● Job:
Write out the entire listing below exactly as it appears, minus any pictures.

● Recorded information:
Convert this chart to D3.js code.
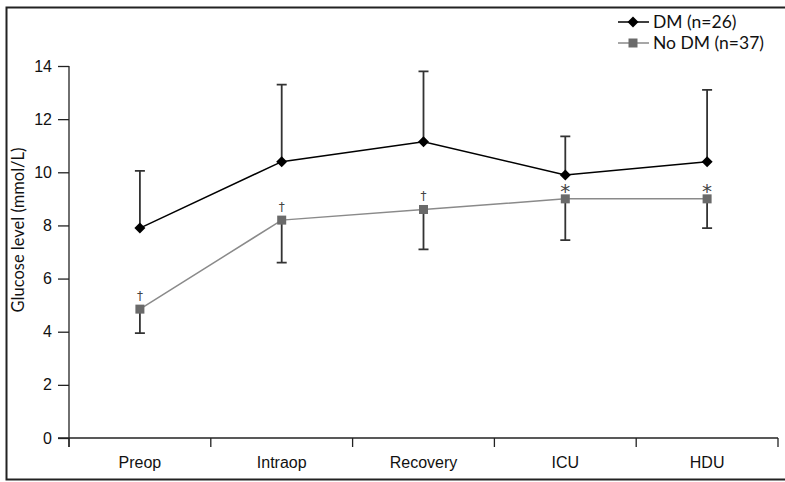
<!DOCTYPE html>
<html>
<head>
	<meta charset="utf-8">
	<title>Glucose level</title>
	<style>
		body{ margin:0; background:white; }
		svg{ display:block; font-family: Lato, "Open Sans", sans-serif; }
		.axis path, .axis line{ stroke:#222; stroke-width:1.3px; }
		.axis text{ font-size:16px; fill:#111; }
	</style>
	<script src="https://cdn.jsdelivr.net/npm/d3@7/dist/d3.min.js"></script>
</head>
<body>
  <svg width="785" height="482"></svg>
  <script>
    var stages = ["Preop", "Intraop", "Recovery", "ICU", "HDU"];
    var dmMean = [7.9, 10.4, 11.15, 9.9, 10.4];
    var dmSd   = [2.15, 2.9, 2.65, 1.45, 2.7];
    var noMean = [4.85, 8.2, 8.6, 9.0, 9.0];
    var noSd   = [0.9, 1.6, 1.5, 1.55, 1.1];
    var marks  = ["\u2020", "\u2020", "\u2020", "*", "*"];
    var yTicks = [0, 2, 4, 6, 8, 10, 12, 14];

    var svg = d3.select("svg");

    // frame
    svg.append("rect")
       .attr("x", 6.5).attr("y", 7.5)
       .attr("width", 800).attr("height", 472)
       .attr("fill", "none").attr("stroke", "#222").attr("stroke-width", 2);

    var x = d3.scaleBand().domain(stages).range([69, 778]);
    var y = d3.scaleLinear().domain([0, 14]).range([438, 66]);
    var cx = function(i){ return x(stages[i]) + x.bandwidth() / 2; };

    // y axis
    var gy = svg.append("g").attr("class", "axis")
       .attr("transform", "translate(69,0)")
       .call(d3.axisLeft(y).tickValues(yTicks).tickSize(11).tickSizeOuter(0).tickPadding(6));
    gy.select(".domain").attr("d", "M0,66V447");

    // x axis: ticks at band edges
    var gx = svg.append("g").attr("class", "axis")
       .attr("transform", "translate(0,438)")
       .call(d3.axisBottom(x).tickSize(0).tickPadding(19));
    gx.select(".domain").attr("d", "M58,0H778");
    gx.selectAll(".edge").data(stages.concat(["end"])).enter().append("line")
       .attr("x1", function(d, i){ return i < stages.length ? x(d) : x.range()[1]; })
       .attr("x2", function(d, i){ return i < stages.length ? x(d) : x.range()[1]; })
       .attr("y1", 0).attr("y2", 9);

    svg.append("text")
       .attr("transform", "translate(24,230) rotate(-90)")
       .attr("text-anchor", "middle")
       .attr("font-size", 16.5)
       .attr("fill", "#111")
       .text("Glucose level (mmol/L)");

    var line = d3.line().x(function(d, i){ return cx(i); }).y(function(d){ return y(d); });

    // error bars
    svg.selectAll(".errDm").data(dmMean).enter().append("path")
       .attr("d", function(d, i){
         var t = y(d + dmSd[i]);
         return "M" + cx(i) + "," + y(d) + "V" + t + "M" + (cx(i) - 5) + "," + t + "H" + (cx(i) + 5);
       })
       .attr("stroke", "#333").attr("stroke-width", 1.8).attr("fill", "none");
    svg.selectAll(".errNo").data(noMean).enter().append("path")
       .attr("d", function(d, i){
         var b = y(d - noSd[i]);
         return "M" + cx(i) + "," + y(d) + "V" + b + "M" + (cx(i) - 5) + "," + b + "H" + (cx(i) + 5);
       })
       .attr("stroke", "#333").attr("stroke-width", 1.8).attr("fill", "none");

    svg.append("path").datum(noMean).attr("d", line)
       .attr("fill", "none").attr("stroke", "#8a8a8a").attr("stroke-width", 1.5);
    svg.append("path").datum(dmMean).attr("d", line)
       .attr("fill", "none").attr("stroke", "#000").attr("stroke-width", 1.5);

    var diamond = "M0,-5.5L5.5,0L0,5.5L-5.5,0Z";
    svg.selectAll(".dm").data(dmMean).enter().append("path")
       .attr("d", diamond)
       .attr("transform", function(d, i){ return "translate(" + cx(i) + "," + y(d) + ")"; })
       .attr("fill", "#000");
    svg.selectAll(".no").data(noMean).enter().append("rect")
       .attr("x", function(d, i){ return cx(i) - 4.5; })
       .attr("y", function(d){ return y(d) - 4.5; })
       .attr("width", 9).attr("height", 9)
       .attr("fill", "#6a6a6a");

    svg.selectAll(".mk").data(noMean).enter().append("text")
       .attr("x", function(d, i){ return cx(i); })
       .attr("y", function(d, i){ return y(d) - (marks[i] === "*" ? 1 : 9); })
       .attr("text-anchor", "middle")
       .attr("font-family", "DejaVu Sans")
       .attr("font-size", function(d, i){ return marks[i] === "*" ? 20 : 12; })
       .attr("fill", "#444")
       .text(function(d, i){ return marks[i]; });

    // legend
    var legend = [
      {name: "DM (n=26)", color: "#000", shape: "diamond"},
      {name: "No DM (n=37)", color: "#8a8a8a", shape: "square"}
    ];
    var lg = svg.selectAll(".lg").data(legend).enter().append("g")
       .attr("transform", function(d, i){ return "translate(618," + (22 + i * 21) + ")"; });
    lg.append("line").attr("x1", 0).attr("x2", 31).attr("y1", 0).attr("y2", 0)
       .attr("stroke", function(d){ return d.color; }).attr("stroke-width", 1.5);
    lg.append("path")
       .attr("d", function(d){ return d.shape === "diamond" ? diamond : "M-4.5,-4.5h9v9h-9Z"; })
       .attr("transform", "translate(15,0)")
       .attr("fill", function(d){ return d.shape === "diamond" ? "#000" : "#6a6a6a"; });
    lg.append("text").attr("x", 35).attr("y", 6)
       .attr("font-size", 17.5).attr("fill", "#111")
       .text(function(d){ return d.name; });
  </script>
</body>
</html>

● The result:
Convert this chart to D3.js code.
<!DOCTYPE html>
<html>
<head>
	<meta charset="utf-8">
	<title>Glucose level</title>
	<style>
		body{ margin:0; background:white; }
		svg{ display:block; font-family: Lato, "Open Sans", sans-serif; }
		.axis path, .axis line{ stroke:#222; stroke-width:1.3px; }
		.axis text{ font-size:16px; fill:#111; }
	</style>
	<script src="https://cdn.jsdelivr.net/npm/d3@7/dist/d3.min.js"></script>
</head>
<body>
  <svg width="785" height="482"></svg>
  <script>
    var stages = ["Preop", "Intraop", "Recovery", "ICU", "HDU"];
    var dmMean = [7.9, 10.4, 11.15, 9.9, 10.4];
    var dmSd   = [2.15, 2.9, 2.65, 1.45, 2.7];
    var noMean = [4.85, 8.2, 8.6, 9.0, 9.0];
    var noSd   = [0.9, 1.6, 1.5, 1.55, 1.1];
    var marks  = ["\u2020", "\u2020", "\u2020", "*", "*"];
    var yTicks = [0, 2, 4, 6, 8, 10, 12, 14];

    var svg = d3.select("svg");

    // frame
    svg.append("rect")
       .attr("x", 6.5).attr("y", 7.5)
       .attr("width", 800).attr("height", 472)
       .attr("fill", "none").attr("stroke", "#222").attr("stroke-width", 2);

    var x = d3.scaleBand().domain(stages).range([69, 778]);
    var y = d3.scaleLinear().domain([0, 14]).range([438, 66]);
    var cx = function(i){ return x(stages[i]) + x.bandwidth() / 2; };

    // y axis
    var gy = svg.append("g").attr("class", "axis")
       .attr("transform", "translate(69,0)")
       .call(d3.axisLeft(y).tickValues(yTicks).tickSize(11).tickSizeOuter(0).tickPadding(6));
    gy.select(".domain").attr("d", "M0,66V447");

    // x axis: ticks at band edges
    var gx = svg.append("g").attr("class", "axis")
       .attr("transform", "translate(0,438)")
       .call(d3.axisBottom(x).tickSize(0).tickPadding(19));
    gx.select(".domain").attr("d", "M58,0H778");
    gx.selectAll(".edge").data(stages.concat(["end"])).enter().append("line")
       .attr("x1", function(d, i){ return i < stages.length ? x(d) : x.range()[1]; })
       .attr("x2", function(d, i){ return i < stages.length ? x(d) : x.range()[1]; })
       .attr("y1", 0).attr("y2", 9);

    svg.append("text")
       .attr("transform", "translate(24,230) rotate(-90)")
       .attr("text-anchor", "middle")
       .attr("font-size", 16.5)
       .attr("fill", "#111")
       .text("Glucose level (mmol/L)");

    var line = d3.line().x(function(d, i){ return cx(i); }).y(function(d){ return y(d); });

    // error bars
    svg.selectAll(".errDm").data(dmMean).enter().append("path")
       .attr("d", function(d, i){
         var t = y(d + dmSd[i]);
         return "M" + cx(i) + "," + y(d) + "V" + t + "M" + (cx(i) - 5) + "," + t + "H" + (cx(i) + 5);
       })
       .attr("stroke", "#333").attr("stroke-width", 1.8).attr("fill", "none");
    svg.selectAll(".errNo").data(noMean).enter().append("path")
       .attr("d", function(d, i){
         var b = y(d - noSd[i]);
         return "M" + cx(i) + "," + y(d) + "V" + b + "M" + (cx(i) - 5) + "," + b + "H" + (cx(i) + 5);
       })
       .attr("stroke", "#333").attr("stroke-width", 1.8).attr("fill", "none");

    svg.append("path").datum(noMean).attr("d", line)
       .attr("fill", "none").attr("stroke", "#8a8a8a").attr("stroke-width", 1.5);
    svg.append("path").datum(dmMean).attr("d", line)
       .attr("fill", "none").attr("stroke", "#000").attr("stroke-width", 1.5);

    var diamond = "M0,-5.5L5.5,0L0,5.5L-5.5,0Z";
    svg.selectAll(".dm").data(dmMean).enter().append("path")
       .attr("d", diamond)
       .attr("transform", function(d, i){ return "translate(" + cx(i) + "," + y(d) + ")"; })
       .attr("fill", "#000");
    svg.selectAll(".no").data(noMean).enter().append("rect")
       .attr("x", function(d, i){ return cx(i) - 4.5; })
       .attr("y", function(d){ return y(d) - 4.5; })
       .attr("width", 9).attr("height", 9)
       .attr("fill", "#6a6a6a");

    svg.selectAll(".mk").data(noMean).enter().append("text")
       .attr("x", function(d, i){ return cx(i); })
       .attr("y", function(d, i){ return y(d) - (marks[i] === "*" ? 1 : 9); })
       .attr("text-anchor", "middle")
       .attr("font-family", "DejaVu Sans")
       .attr("font-size", function(d, i){ return marks[i] === "*" ? 20 : 12; })
       .attr("fill", "#444")
       .text(function(d, i){ return marks[i]; });

    // legend
    var legend = [
      {name: "DM (n=26)", color: "#000", shape: "diamond"},
      {name: "No DM (n=37)", color: "#8a8a8a", shape: "square"}
    ];
    var lg = svg.selectAll(".lg").data(legend).enter().append("g")
       .attr("transform", function(d, i){ return "translate(618," + (22 + i * 21) + ")"; });
    lg.append("line").attr("x1", 0).attr("x2", 31).attr("y1", 0).attr("y2", 0)
       .attr("stroke", function(d){ return d.color; }).attr("stroke-width", 1.5);
    lg.append("path")
       .attr("d", function(d){ return d.shape === "diamond" ? diamond : "M-4.5,-4.5h9v9h-9Z"; })
       .attr("transform", "translate(15,0)")
       .attr("fill", function(d){ return d.shape === "diamond" ? "#000" : "#6a6a6a"; });
    lg.append("text").attr("x", 35).attr("y", 6)
       .attr("font-size", 17.5).attr("fill", "#111")
       .text(function(d){ return d.name; });
  </script>
</body>
</html>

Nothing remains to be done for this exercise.